(RECORDS SUPPLIED)
------------------------------------
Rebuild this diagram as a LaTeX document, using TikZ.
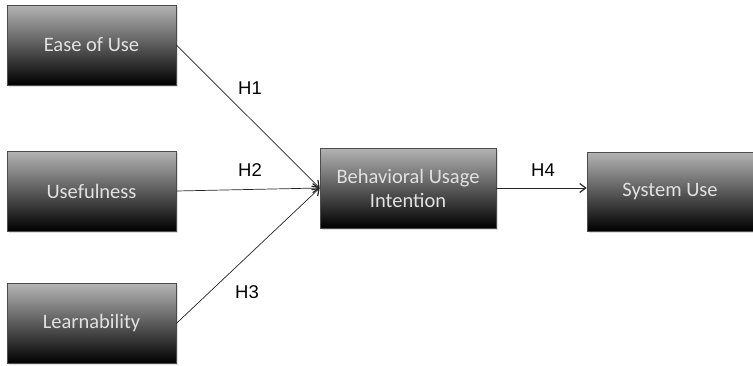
\documentclass[tikz,border=0pt]{standalone}
\usepackage{fontspec}
\setmainfont{Liberation Sans}
\newfontfamily\boxfont{Carlito}
\usetikzlibrary{arrows.meta,shadows}
\definecolor{boxtop}{RGB}{180,180,180}
\definecolor{boxtext}{RGB}{225,225,225}
\tikzset{
  box/.style={draw=black!70, line width=0.6pt, top color=boxtop, bottom color=black,
    minimum width=169pt, minimum height=80pt, inner sep=0pt, align=center,
    font=\boxfont\fontsize{20.5}{24}\selectfont, text=boxtext,
    drop shadow={shadow xshift=1.5pt, shadow yshift=-1.5pt, opacity=0.25}},
  conn/.style={draw=black!85, line width=0.7pt, -{Straight Barb[length=6pt,width=9pt,line width=1.2pt]}},
  hlab/.style={font=\fontsize{18.5}{21}\selectfont, text=black}
}
\begin{document}
\begin{tikzpicture}[x=1pt,y=-1pt]
\useasboundingbox (0,0) rectangle (753,365);
\node[box] (ease) at (91.5,45) {Ease of Use};
\node[box] (useful) at (91.5,191) {Usefulness};
\node[box] (learn) at (91.5,323.5) {Learnability};
\node[box, minimum width=176pt] (bui) at (408,188) {Behavioral Usage\\Intention};
\node[box, minimum width=166pt, minimum height=79pt] (sys) at (670,191.5) {System Use};
\coordinate (conv) at (bui.west);
\draw[conn] (ease.east) -- (conv);
\draw[conn] (useful.east) -- (conv);
\draw[conn] (learn.east) -- (conv);
\draw[conn] (bui.east) -- (sys.west |- bui.east);
\node[hlab] (h1) at (250,88) {H1};
\node[hlab] (h2) at (250,170) {H2};
\node[hlab] (h3) at (247,292) {H3};
\node[hlab] (h4) at (543,170) {H4};
\end{tikzpicture}
\end{document}
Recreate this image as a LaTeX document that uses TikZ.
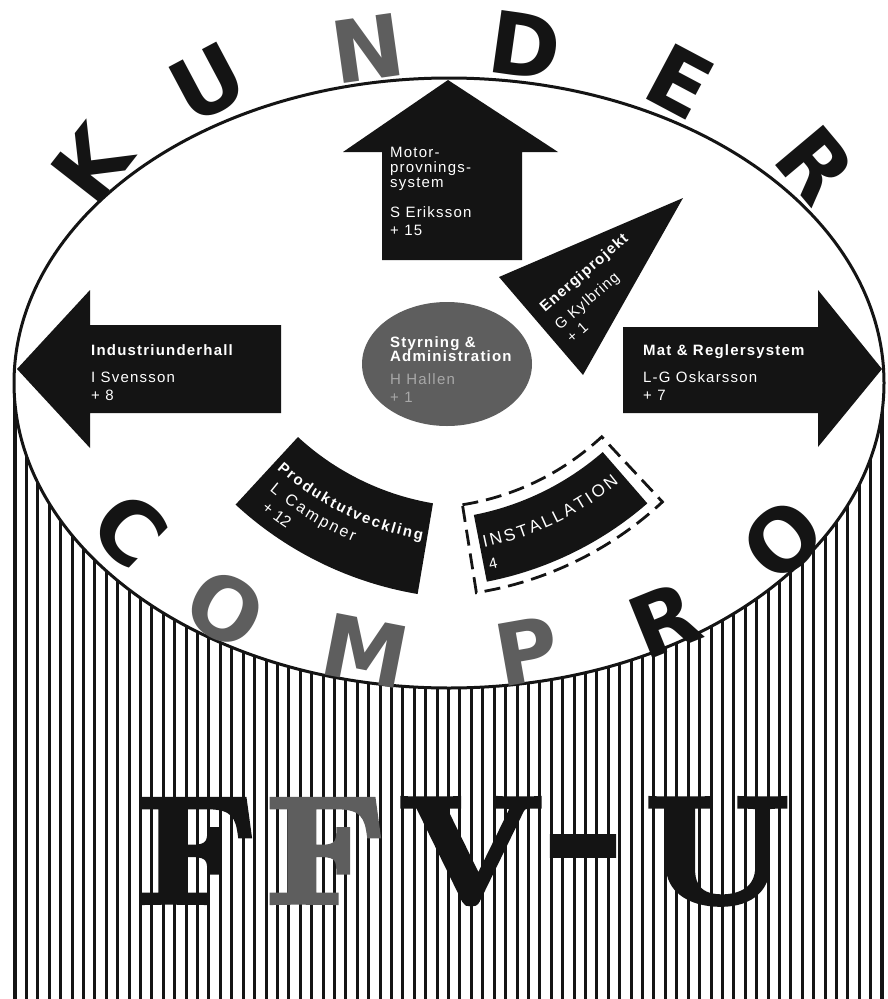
\documentclass[tikz,border=0pt]{standalone}
\usepackage{fontspec}
\usetikzlibrary{calc,decorations.text}
\newfontfamily\lab[LetterSpace=8]{Liberation Sans}
\newfontfamily\labplain{Liberation Sans}
\newfontfamily\bigsans{DejaVu Sans}
\newfontfamily\heavyserif[FakeBold=4]{Latin Modern Roman}
\definecolor{ink}{HTML}{141414}
\definecolor{midgray}{HTML}{5E5E5E}
\definecolor{softgray}{HTML}{A8A8A8}
\begin{document}
\begin{tikzpicture}[x=1pt,y=-1pt,
  lbl/.style={inner sep=0pt, anchor=base west, text=white, font=\lab\fontsize{15}{15}\selectfont},
  ttl/.style={lbl, font=\lab\bfseries\fontsize{15}{15}\selectfont},
  bigl/.style={inner sep=0pt, font=\bigsans\bfseries\fontsize{86}{86}\selectfont, text=ink},
  serifl/.style={inner sep=0pt, anchor=base, font=\heavyserif\bfseries\fontsize{150}{150}\selectfont, text=ink},
  hatch/.style={ink, line width=3},
  curvetxt/.style={decorate, decoration={text along path, text align=fit to path, text={#1}}}
  ]
\fill[white] (0,0) rectangle (888,999);
\useasboundingbox (0,0) rectangle (888,999);

% hatching of the cylinder
\foreach \i in {1,...,75} { \draw[hatch] ({15+11.41*\i},383) -- ({15+11.41*\i},999); }
\draw[ink, line width=4] (15,370) -- (15,999);
\draw[ink, line width=4] (882,370) -- (882,999);

% cylinder top
\filldraw[fill=white, draw=ink, line width=3] (449,383) ellipse [x radius=435, y radius=305];

% KUNDER
\node[bigl, rotate=52] (lK) at (91,164) {K};
\node[bigl, rotate=28] (lU) at (208,83) {U};
\node[bigl, rotate=8, text=midgray] (lN) at (368,48) {N};
\node[bigl, rotate=-8] (lD) at (525,45) {D};
\node[bigl, rotate=-28] (lE) at (680,82) {E};
\node[bigl, rotate=-50] (lR) at (816,165) {R};

% COMPRO
\node[bigl, rotate=-44] (bC) at (130,530) {C};
\node[bigl, rotate=-29, text=midgray] (bO) at (226,609) {O};
\node[bigl, rotate=-11, text=midgray] (bM) at (365,651) {M};
\node[bigl, rotate=10, text=midgray] (bP) at (527,651) {P};
\node[bigl, rotate=22] (bR) at (664,620) {R};
\node[bigl, rotate=42] (bO2) at (783,540) {O};

% FFV-U
\node[serifl] (f1) at (197,902) {\scalebox{1.12}[1]{F}};
\node[serifl, text=midgray] (f2) at (326,902) {\scalebox{1.12}[1]{F}};
\node[serifl] (fV) at (471,902) {\scalebox{1.12}[1]{V}};
\node[serifl] (fH) at (588,886) {\scalebox{1.3}[1.2]{-}};
\node[serifl] (fU) at (718,902) {\scalebox{1.12}[1]{U}};

% arrows
\fill[ink] (448,80) -- (558,152) -- (522,152) -- (522,260) -- (382,260) -- (382,152) -- (343,152) -- cycle;
\fill[ink] (17,369) -- (90,290) -- (90,325) -- (281,325) -- (281,413) -- (90,413) -- (90,448) -- cycle;
\fill[ink] (882,369) -- (818,290) -- (818,327) -- (623,327) -- (623,413) -- (818,413) -- (818,447) -- cycle;

% Energiprojekt triangle
\fill[ink] (683,198) -- (499,277) -- (583,375) -- cycle;

% centre
\fill[midgray] (447,364) ellipse [x radius=85, y radius=62];

% bands
\coordinate (P0) at (477,243);
\coordinate (I0) at (421,243);
\fill[ink] ($(P0)+(132.7:264)$) arc[start angle=132.7, end angle=99.6, radius=264]
  -- ($(P0)+(99.6:356)$) arc[start angle=99.6, end angle=132.7, radius=356] -- cycle;
\fill[ink] ($(I0)+(79:277)$) arc[start angle=79, end angle=49, radius=277]
  -- ($(I0)+(49:345)$) arc[start angle=49, end angle=79, radius=345] -- cycle;
\draw[ink, line width=2.8, dash pattern=on 16pt off 8pt]
  ($(I0)+(81:265)$) arc[start angle=81, end angle=47, radius=265]
  -- ($(I0)+(47:354)$) arc[start angle=47, end angle=81, radius=354] -- cycle;

% texts: Motor arrow
\node[lbl] (m1) at (390,157) {Motor-};
\node[lbl] (m2) at (390,172) {provnings-};
\node[lbl] (m3) at (390,187) {system};
\node[lbl] (m4) at (390,217) {S Eriksson};
\node[lbl] (m5) at (390,235) {+ 15};

% left arrow
\node[ttl] (i1) at (91,355) {Industriunderhall};
\node[lbl] (i2) at (91,382) {I Svensson};
\node[lbl] (i3) at (91,400) {+ 8};

% right arrow
\node[ttl] (r1) at (643,355) {Mat \& Reglersystem};
\node[lbl] (r2) at (643,382) {L-G Oskarsson};
\node[lbl] (r3) at (643,400) {+ 7};

% centre
\node[ttl] (c1) at (390,347) {Styrning \&};
\node[ttl] (c2) at (390,361) {Administration};
\node[lbl, text=softgray] (c3) at (390,384) {H Hallen};
\node[lbl, text=softgray] (c4) at (390,402) {+ 1};

% Energiprojekt
\node[ttl, rotate=41] (e1) at (545,313) {Energiprojekt};
\node[lbl, rotate=41] (e2) at (560,331) {G Kylbring};
\node[lbl, rotate=41] (e3) at (572,344) {+ 1};

% curved texts
\path[curvetxt={|\labplain\bfseries\fontsize{15}{15}\selectfont\color{white}|Produktutveckling}]
  ($(P0)+(131.5:302)$) arc[start angle=131.5, end angle=100.5, radius=302];
\path[curvetxt={|\labplain\fontsize{16}{16}\selectfont\color{white}|L Campner}]
  ($(P0)+(130:323)$) arc[start angle=130, end angle=112.5, radius=323];
\path[decorate, decoration={text along path, text align=left, text={|\labplain\fontsize{16}{16}\selectfont\color{white}|+ 12}}]
  ($(P0)+(129:343)$) arc[start angle=129, end angle=115, radius=343];
\path[curvetxt={|\labplain\fontsize{17}{17}\selectfont\color{white}|INSTALLATION}]
  ($(I0)+(78.3:311)$) arc[start angle=78.3, end angle=50.5, radius=311];
\node[lbl, rotate=13] (n4) at (490,570) {4};
\end{tikzpicture}
\end{document}
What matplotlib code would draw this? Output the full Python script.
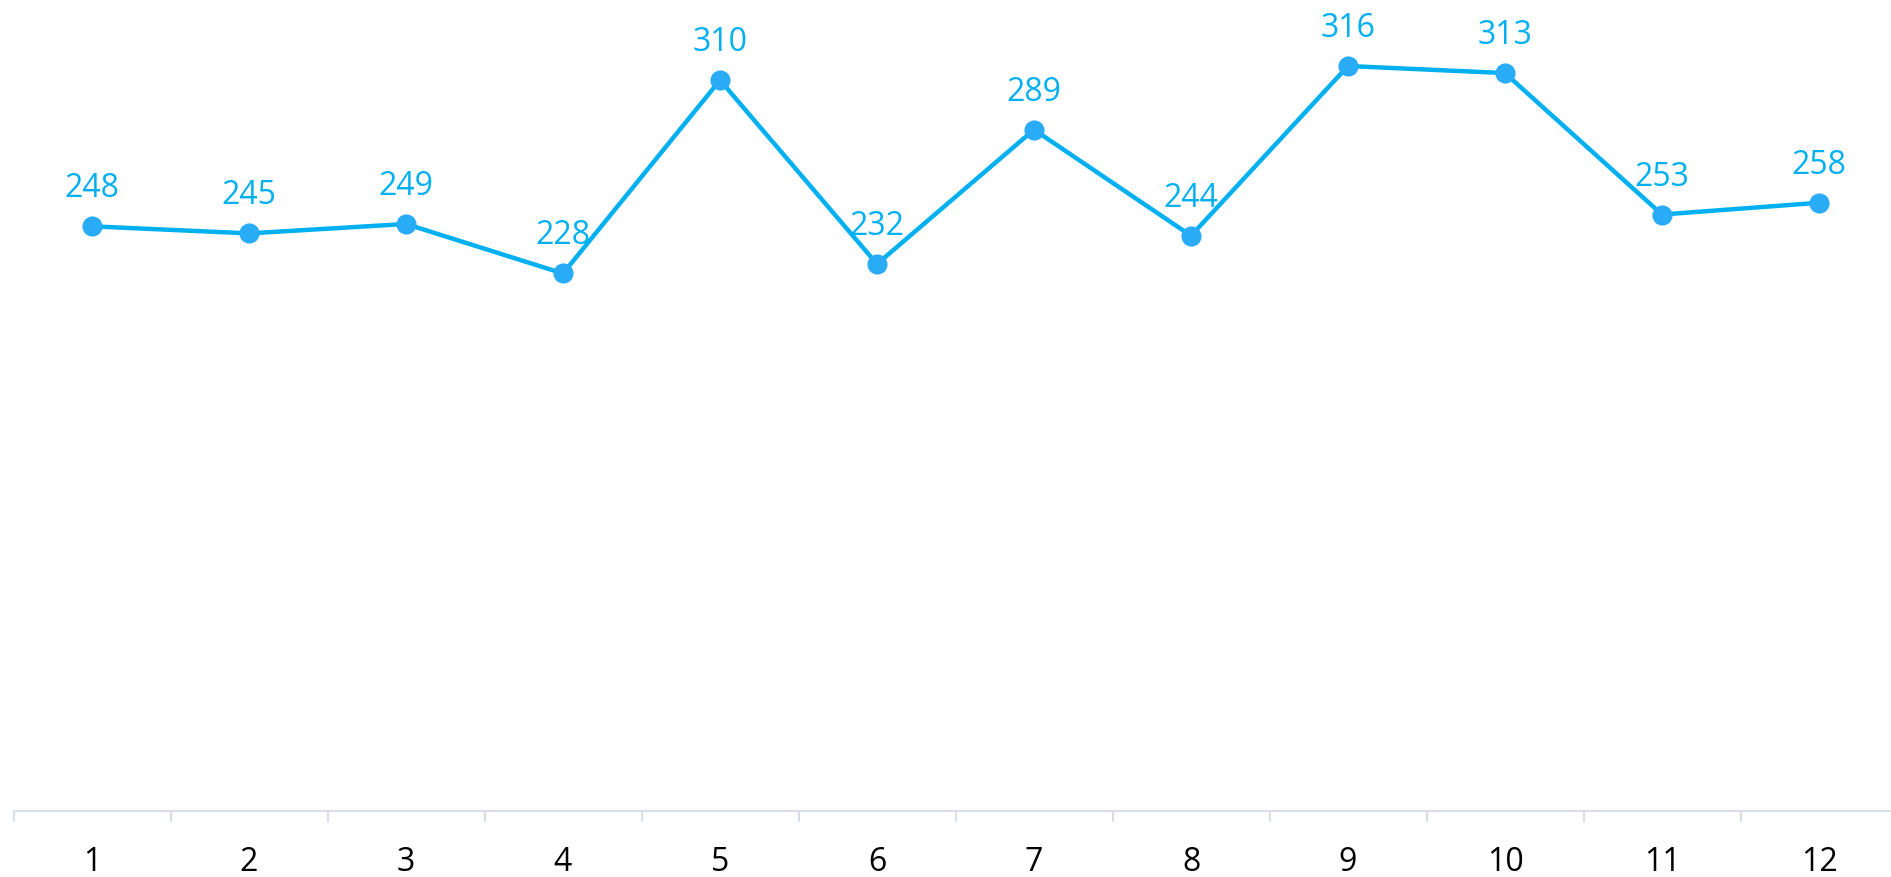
------------------------------------
(WRITTEN INSTRUCTION) Return all lines with the word "LaTeX" in them.

(EXERCISE RESULT)
Rebuild this diagram as a LaTeX document, using TikZ.
Recreate this image as a LaTeX document that uses TikZ.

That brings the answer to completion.